A few years ago, I was lucky to come across Chris Crowley’s book Younger Next Year. The original book eventually morphed into several sequels, including one focused on women’s health, but the point of all of them was the same: If we want to live longer and feel better, we need to get into better physical shape. Since 2007, the year the book was published, most of us have embraced the truth of this, albeit reluctantly, but I need constant reminders. One of my favorite Crowley truisms is our need for a kedge to keep us moving forward.
By original definition, a kedge was an anchor set out in the distance and then used to haul an attached boat up to it. In other words, it was a way to get something from one point to another. Crowley uses the word kedge to describe a big goal we set as a way of moving ourselves to do the work we might not otherwise do but definitely need to. In other words, in physical terms, if we need to start working out, a good kedge might be signing up for a 10K race and having to train for it.
It represents bigger thinking, in a way, a path to something that feels like growth and creativity.
It was from the running arena that I first realized the value of a kedge, but it actually had nothing to do with sport itself. I had spent months training for and then running my first marathon. It was foremost in my mind from August through December, when I finally covered the 26.2 miles. Fitting in the training around my other responsibilities, staying organized, eating well, getting lots of sleep, and maintaining my conditioning were all part of my plan. It didn’t really matter whether it was a marathon or a fun run. Having the plan kept me at my best. I knew this most clearly when I woke up the day after the race with no plan. I got it then that having that marathon as a kedge added a whole lot to my life that was much harder to muster without one.
Of the many approaches and ideas I’ve implemented since I retired—with a wide range of success and failure—having a good kedge has been one of my most helpful. It’s really just shorthand for having setting a concrete goal, but the vocabulary isn’t what’s important. What has been useful is knowing that having a goal or a plan is important no matter how old we are. And it’s so much more than just trying to lose 10 pounds. It’s about achieving something that has a storehouse of added benefits.
Sometimes, in the busyness of my life, I forget the value of having a kedge. I’ll get stuck in the doldrums of one foot in front of the other, and then I find myself stressed or bored or out of touch with what really brings me joy. If I stop and decide to make a good, manageable goal, it helps more than practically anything. It kind of gives me something to shoot for that belongs to me and yet is outside of my little hamster wheel. It represents bigger thinking, in a way, a path to something that feels like growth and creativity.

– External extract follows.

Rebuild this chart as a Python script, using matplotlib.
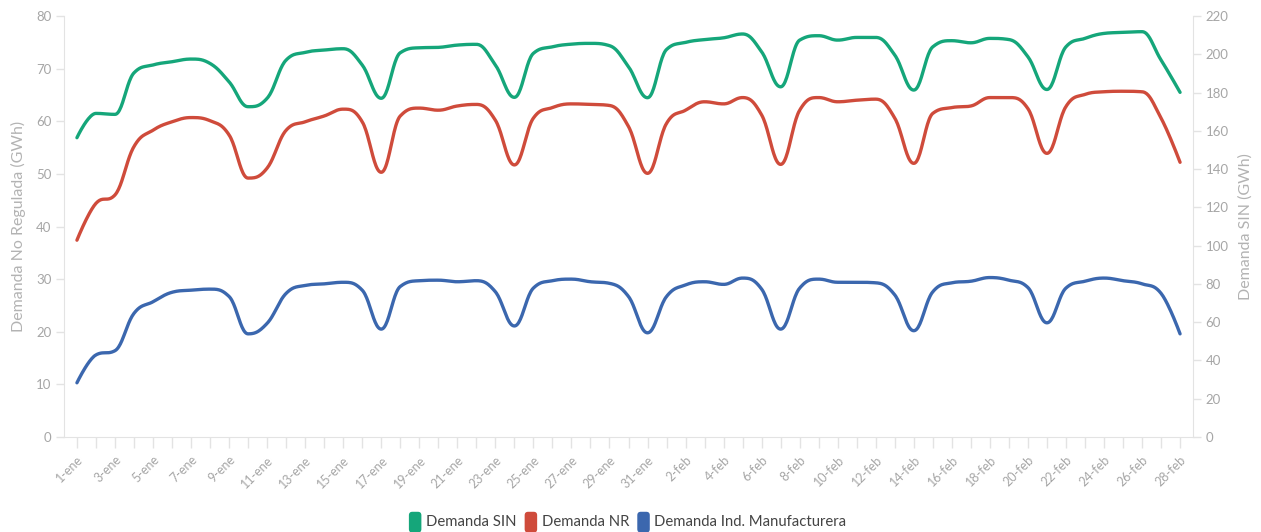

I also need to remember that my compulsiveness can’t be the driver as I establish kedges for myself. If that happens, I’m likely to set some unrealistic plan, like writing a book in a month or becoming a body builder by the end of summer. It helps to know myself and to know what it really is I’m seeking. If I want to write more regularly, a better kedge is taking a class or arranging to work with a good editor. If a stronger body is more my goal, a good kedge would be to start working with a personal trainer or taking a yoga class. It doesn’t matter what I’m aiming for. The real value is to keep moving and growing. At 66, I’m very conscious of how easy it is to fall into complacency. But I’m also keenly aware of the intoxicating feeling of knowing I’m on a fun road headed to a place I really want to be.